The nature of a single-page application is that it basically has a start page, and all requests should go to this page. This page represents the composition of the application, it has enough information and scripts on it to be able to render the remainder of the app based on any URLs coming in. In order to accomplish this, the server must be able to take any URLs coming in and pretty much ignore the URL – unless of course there is something configured or a file exist at the specific URL.

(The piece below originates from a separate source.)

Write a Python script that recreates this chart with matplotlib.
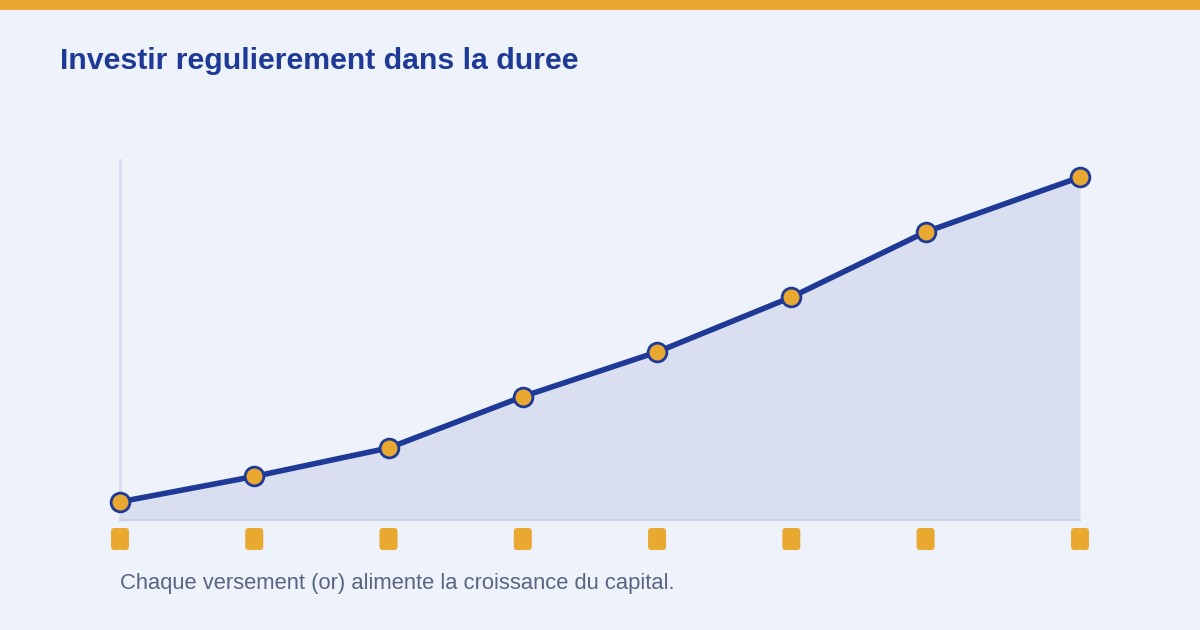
import matplotlib.pyplot as plt
from matplotlib.patches import FancyBboxPatch, Rectangle

# data
periods = [0, 1, 2, 3, 4, 5, 6, 7.15]
capital = [5.3, 12.7, 21.0, 36.0, 49.0, 65.0, 84.0, 100.0]

title = "Investir regulierement dans la duree"
note = "Chaque versement (or) alimente la croissance du capital."

bg = '#eef2fa'
blue = '#1f3a96'
gold = '#e9a830'

plt.rcParams['font.family'] = ['Liberation Sans', 'DejaVu Sans']

fig = plt.figure(figsize=(12, 6.3), dpi=100, facecolor=bg)

# overlay in pixel units for decorations
deco = fig.add_axes([0, 0, 1, 1], zorder=0)
deco.set_xlim(0, 1200)
deco.set_ylim(630, 0)
deco.axis('off')
deco.add_patch(Rectangle((0, 0), 1200, 10, color=gold, lw=0))

ax = fig.add_axes([0.1, 1 - 520/630, 0.8, 360/630], zorder=1)
ax.set_facecolor('none')
ax.set_xlim(periods[0], periods[-1])
ax.set_ylim(0, max(capital) * 1.05)

ax.fill_between(periods, capital, 0, color='#d9dff0', lw=0)
ax.plot(periods, capital, color=blue, lw=4, solid_capstyle='round', zorder=3,
        marker='o', markersize=13.5, markerfacecolor=gold,
        markeredgecolor=blue, markeredgewidth=2, clip_on=False)

for s in ['top', 'right']:
    ax.spines[s].set_visible(False)
ax.spines['left'].set_color('#d6ddf0')
ax.spines['left'].set_linewidth(2)
ax.spines['bottom'].set_color('#cdd4e8')
ax.spines['bottom'].set_linewidth(1.5)
ax.set_xticks([])
ax.set_yticks([])

# gold tags under each payment
for p in periods:
    px = ax.transData.transform((p, 0))[0]
    deco.add_patch(FancyBboxPatch((px - 9, 528), 18, 22,
                                  boxstyle='round,pad=0,rounding_size=3.5',
                                  fc=gold, ec='none'))

fig.text(60/1200, 1 - 69/630, title, fontsize=21.8, fontweight='bold',
         color=blue, va='baseline', ha='left')
fig.text(120/1200, 1 - 589/630, note, fontsize=15.8, color='#5a6482',
         va='baseline', ha='left')

fig.savefig('out.png', dpi=100, facecolor=bg)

Bifrost is for now built for .net and more specifically ASP.net, so we had to dig into that platform specifically to figure out a way to deal with this. What we discovered is a part of the request pipeline in ASP.net that we could hook into and do a rewrite of the path during a request. (The implementation can be found here.)
What about the client?
Another challenge is to deal with history without post-backing. The way we’ve built everything is that you as a developer or web designer does not have to think about wether or not this is a Bifrost app or just a regular HTML app, you just create your anchor tags as usual. Just create your links as before, no hash-bangs nothing special – have your full paths sit there. This also makes it work just great with search-engines and they will be able to crawl your content and get the proper deep-links and index you. But we need to hook into the browser still, so we don’t do a post-back to the server for any URL changes. The way we’ve chosen to deal with this is to hook into the body and deal with it through event-bubbling. Any click events occurring inside the document will then be captured and if it happens to be an anchor tag that is the source, we pull out the URL and rewrites history inside the browser. Since we’re using Baluptons History.js, we get support for HTML4 browsers as well. History.js will use hash in those scenarios were it can’t rewrite the path, but your URLs does not have to change – it will just use it internally and it will all be abstracted away.